● **Written instruction**
Can you set down, exactly as they appear below, the lines from the opening of the material through the one bearing "PERIOD_D = 0.248", minus the pictures?
== Supplied data
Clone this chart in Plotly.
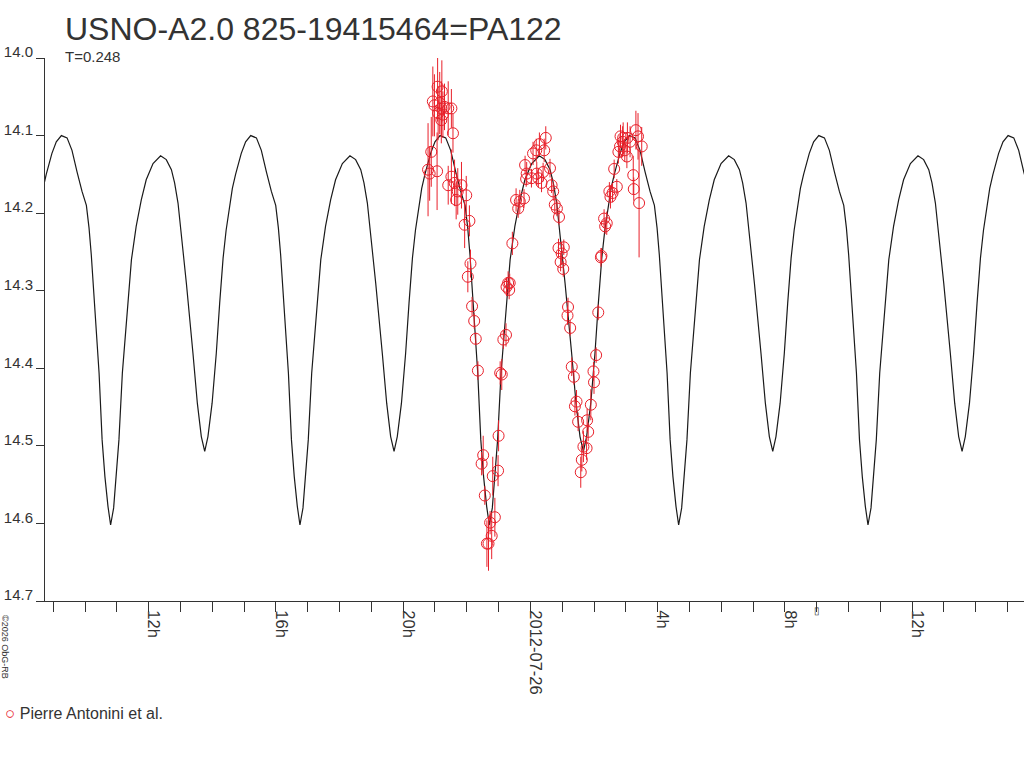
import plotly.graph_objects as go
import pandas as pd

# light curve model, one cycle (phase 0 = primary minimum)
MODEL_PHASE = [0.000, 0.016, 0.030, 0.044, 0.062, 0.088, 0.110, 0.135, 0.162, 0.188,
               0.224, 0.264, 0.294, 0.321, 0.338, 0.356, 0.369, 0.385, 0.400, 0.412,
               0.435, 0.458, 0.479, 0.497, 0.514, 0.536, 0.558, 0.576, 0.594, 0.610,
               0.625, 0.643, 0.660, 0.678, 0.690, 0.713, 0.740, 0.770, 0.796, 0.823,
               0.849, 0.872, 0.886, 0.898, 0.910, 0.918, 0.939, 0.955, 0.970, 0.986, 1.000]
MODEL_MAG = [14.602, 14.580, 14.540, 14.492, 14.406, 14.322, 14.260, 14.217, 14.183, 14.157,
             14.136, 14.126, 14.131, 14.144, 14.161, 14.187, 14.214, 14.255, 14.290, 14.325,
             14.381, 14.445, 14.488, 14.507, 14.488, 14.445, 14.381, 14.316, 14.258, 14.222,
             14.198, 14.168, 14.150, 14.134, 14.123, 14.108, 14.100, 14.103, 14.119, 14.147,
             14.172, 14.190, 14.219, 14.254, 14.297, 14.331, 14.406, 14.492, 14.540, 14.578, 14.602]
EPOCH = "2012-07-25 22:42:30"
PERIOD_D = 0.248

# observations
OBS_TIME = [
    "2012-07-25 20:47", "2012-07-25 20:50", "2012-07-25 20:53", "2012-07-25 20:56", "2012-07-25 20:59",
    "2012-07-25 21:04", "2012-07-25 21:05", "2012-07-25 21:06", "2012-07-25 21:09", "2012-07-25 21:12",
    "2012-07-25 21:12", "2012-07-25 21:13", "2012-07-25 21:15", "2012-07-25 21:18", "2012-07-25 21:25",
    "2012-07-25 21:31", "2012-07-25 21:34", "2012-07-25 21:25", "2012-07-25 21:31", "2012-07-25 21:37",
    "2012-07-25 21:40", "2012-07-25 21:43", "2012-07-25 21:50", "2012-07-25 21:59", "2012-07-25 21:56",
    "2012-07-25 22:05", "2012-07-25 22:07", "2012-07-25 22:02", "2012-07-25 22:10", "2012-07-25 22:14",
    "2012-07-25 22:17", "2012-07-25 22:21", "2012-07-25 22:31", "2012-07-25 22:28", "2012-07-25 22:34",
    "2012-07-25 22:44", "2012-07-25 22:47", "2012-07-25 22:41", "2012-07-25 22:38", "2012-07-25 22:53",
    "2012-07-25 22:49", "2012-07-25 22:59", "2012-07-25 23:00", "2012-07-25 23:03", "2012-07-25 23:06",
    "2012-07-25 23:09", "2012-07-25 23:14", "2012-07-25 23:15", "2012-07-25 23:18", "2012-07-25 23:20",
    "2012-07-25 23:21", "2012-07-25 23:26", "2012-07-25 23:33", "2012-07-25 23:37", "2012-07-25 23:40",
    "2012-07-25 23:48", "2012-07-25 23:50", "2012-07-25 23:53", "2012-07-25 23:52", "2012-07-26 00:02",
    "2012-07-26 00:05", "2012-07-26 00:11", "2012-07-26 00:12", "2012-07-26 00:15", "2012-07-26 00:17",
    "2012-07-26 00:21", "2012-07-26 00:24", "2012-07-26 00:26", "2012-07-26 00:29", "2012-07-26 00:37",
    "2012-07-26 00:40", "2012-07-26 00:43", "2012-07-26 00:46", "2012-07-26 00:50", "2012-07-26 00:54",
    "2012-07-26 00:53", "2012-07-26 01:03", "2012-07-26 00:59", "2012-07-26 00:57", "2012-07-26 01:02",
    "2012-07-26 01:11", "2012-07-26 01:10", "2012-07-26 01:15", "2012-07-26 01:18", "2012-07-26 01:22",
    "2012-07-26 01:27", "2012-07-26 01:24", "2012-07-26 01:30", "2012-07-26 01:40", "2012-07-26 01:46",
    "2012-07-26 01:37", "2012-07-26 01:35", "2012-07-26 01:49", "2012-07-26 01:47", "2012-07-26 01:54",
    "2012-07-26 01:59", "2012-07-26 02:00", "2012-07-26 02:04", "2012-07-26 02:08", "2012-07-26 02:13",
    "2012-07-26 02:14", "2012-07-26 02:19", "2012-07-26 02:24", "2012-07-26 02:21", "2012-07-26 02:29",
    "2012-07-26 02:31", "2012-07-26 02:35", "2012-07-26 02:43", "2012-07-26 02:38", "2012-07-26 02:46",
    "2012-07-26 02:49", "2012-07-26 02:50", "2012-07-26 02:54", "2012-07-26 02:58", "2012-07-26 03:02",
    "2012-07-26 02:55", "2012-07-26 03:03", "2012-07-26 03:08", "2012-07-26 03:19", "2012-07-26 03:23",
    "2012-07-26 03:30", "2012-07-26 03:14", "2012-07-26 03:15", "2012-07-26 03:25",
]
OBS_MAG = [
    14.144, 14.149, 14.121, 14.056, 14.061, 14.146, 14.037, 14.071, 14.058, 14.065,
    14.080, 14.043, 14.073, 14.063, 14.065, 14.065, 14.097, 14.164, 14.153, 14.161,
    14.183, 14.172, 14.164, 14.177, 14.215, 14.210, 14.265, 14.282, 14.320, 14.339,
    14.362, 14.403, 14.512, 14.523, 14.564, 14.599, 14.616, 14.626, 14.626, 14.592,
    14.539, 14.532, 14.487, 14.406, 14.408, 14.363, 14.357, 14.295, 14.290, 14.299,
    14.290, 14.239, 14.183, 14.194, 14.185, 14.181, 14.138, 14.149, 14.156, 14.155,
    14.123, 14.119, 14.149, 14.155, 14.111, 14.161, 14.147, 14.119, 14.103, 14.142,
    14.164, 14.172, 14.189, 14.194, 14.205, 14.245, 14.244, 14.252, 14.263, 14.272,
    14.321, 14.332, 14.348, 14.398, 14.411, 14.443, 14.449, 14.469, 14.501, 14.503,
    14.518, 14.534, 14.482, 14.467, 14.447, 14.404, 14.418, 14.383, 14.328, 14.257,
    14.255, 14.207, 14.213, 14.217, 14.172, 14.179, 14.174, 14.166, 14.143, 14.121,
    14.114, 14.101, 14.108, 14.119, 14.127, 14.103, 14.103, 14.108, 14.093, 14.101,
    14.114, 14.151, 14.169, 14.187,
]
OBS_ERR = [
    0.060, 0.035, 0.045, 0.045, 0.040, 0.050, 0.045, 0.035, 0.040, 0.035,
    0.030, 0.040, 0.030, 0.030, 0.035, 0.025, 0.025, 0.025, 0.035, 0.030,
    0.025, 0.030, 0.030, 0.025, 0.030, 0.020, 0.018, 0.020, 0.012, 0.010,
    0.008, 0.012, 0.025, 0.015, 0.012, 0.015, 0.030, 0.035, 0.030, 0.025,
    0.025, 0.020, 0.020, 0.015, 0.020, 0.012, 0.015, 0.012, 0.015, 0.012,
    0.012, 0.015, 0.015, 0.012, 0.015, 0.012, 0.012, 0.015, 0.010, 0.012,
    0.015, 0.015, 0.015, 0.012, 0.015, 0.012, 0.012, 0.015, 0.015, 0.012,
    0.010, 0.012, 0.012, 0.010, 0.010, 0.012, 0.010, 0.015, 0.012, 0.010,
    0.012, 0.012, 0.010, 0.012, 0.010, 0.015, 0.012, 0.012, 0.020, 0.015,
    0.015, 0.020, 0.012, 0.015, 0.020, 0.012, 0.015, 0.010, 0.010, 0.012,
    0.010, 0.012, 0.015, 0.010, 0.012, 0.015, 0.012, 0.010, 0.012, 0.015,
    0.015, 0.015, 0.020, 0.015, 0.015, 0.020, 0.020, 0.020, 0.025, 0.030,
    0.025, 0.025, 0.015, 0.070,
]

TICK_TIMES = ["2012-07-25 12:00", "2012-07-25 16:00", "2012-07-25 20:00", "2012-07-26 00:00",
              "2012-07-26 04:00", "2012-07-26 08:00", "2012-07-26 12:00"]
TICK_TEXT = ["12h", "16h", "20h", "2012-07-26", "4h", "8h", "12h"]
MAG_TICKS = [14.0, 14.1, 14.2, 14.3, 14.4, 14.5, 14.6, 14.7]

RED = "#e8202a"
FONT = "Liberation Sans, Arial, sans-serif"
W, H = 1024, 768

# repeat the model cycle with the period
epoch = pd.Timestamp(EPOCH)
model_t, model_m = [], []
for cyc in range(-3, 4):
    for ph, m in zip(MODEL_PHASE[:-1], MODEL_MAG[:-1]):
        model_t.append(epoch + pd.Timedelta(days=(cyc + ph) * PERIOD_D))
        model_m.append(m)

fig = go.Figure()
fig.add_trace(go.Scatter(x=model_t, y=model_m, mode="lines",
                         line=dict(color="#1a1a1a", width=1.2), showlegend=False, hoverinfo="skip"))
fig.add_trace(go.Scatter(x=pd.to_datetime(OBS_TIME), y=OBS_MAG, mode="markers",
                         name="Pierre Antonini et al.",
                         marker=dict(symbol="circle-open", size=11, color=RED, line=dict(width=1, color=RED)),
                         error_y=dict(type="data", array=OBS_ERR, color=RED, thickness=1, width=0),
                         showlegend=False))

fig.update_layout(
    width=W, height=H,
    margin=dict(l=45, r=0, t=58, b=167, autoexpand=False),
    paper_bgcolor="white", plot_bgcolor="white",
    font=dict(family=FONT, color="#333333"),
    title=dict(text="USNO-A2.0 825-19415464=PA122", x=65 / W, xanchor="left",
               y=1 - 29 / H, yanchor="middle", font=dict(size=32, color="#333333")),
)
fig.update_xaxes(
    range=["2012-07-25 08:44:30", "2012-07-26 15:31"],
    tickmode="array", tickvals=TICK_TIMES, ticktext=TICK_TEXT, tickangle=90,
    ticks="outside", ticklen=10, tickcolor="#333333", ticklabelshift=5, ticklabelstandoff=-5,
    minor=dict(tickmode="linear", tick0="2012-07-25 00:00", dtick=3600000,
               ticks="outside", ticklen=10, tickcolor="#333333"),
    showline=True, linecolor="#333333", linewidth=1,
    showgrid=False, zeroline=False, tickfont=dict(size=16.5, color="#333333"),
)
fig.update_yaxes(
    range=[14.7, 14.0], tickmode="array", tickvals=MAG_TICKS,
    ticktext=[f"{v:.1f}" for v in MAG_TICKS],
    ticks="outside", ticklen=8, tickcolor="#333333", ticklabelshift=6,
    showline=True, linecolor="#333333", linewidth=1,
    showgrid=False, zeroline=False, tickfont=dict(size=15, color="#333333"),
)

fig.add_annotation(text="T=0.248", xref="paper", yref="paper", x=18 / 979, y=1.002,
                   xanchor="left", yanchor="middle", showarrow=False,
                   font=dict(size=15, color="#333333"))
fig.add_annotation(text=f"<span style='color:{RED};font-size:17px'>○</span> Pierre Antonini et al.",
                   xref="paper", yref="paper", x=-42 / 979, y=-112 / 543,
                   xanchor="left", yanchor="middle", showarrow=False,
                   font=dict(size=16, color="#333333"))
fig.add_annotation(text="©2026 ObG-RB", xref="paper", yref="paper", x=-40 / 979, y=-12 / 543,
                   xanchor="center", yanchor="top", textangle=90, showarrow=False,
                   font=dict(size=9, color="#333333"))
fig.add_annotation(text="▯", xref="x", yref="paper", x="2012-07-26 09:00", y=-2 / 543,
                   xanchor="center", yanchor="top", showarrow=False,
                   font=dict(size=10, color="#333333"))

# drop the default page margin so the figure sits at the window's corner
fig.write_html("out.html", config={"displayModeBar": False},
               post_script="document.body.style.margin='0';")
====
● **Exercise output**
Clone this chart in Plotly.
import plotly.graph_objects as go
import pandas as pd

# light curve model, one cycle (phase 0 = primary minimum)
MODEL_PHASE = [0.000, 0.016, 0.030, 0.044, 0.062, 0.088, 0.110, 0.135, 0.162, 0.188,
               0.224, 0.264, 0.294, 0.321, 0.338, 0.356, 0.369, 0.385, 0.400, 0.412,
               0.435, 0.458, 0.479, 0.497, 0.514, 0.536, 0.558, 0.576, 0.594, 0.610,
               0.625, 0.643, 0.660, 0.678, 0.690, 0.713, 0.740, 0.770, 0.796, 0.823,
               0.849, 0.872, 0.886, 0.898, 0.910, 0.918, 0.939, 0.955, 0.970, 0.986, 1.000]
MODEL_MAG = [14.602, 14.580, 14.540, 14.492, 14.406, 14.322, 14.260, 14.217, 14.183, 14.157,
             14.136, 14.126, 14.131, 14.144, 14.161, 14.187, 14.214, 14.255, 14.290, 14.325,
             14.381, 14.445, 14.488, 14.507, 14.488, 14.445, 14.381, 14.316, 14.258, 14.222,
             14.198, 14.168, 14.150, 14.134, 14.123, 14.108, 14.100, 14.103, 14.119, 14.147,
             14.172, 14.190, 14.219, 14.254, 14.297, 14.331, 14.406, 14.492, 14.540, 14.578, 14.602]
EPOCH = "2012-07-25 22:42:30"
PERIOD_D = 0.248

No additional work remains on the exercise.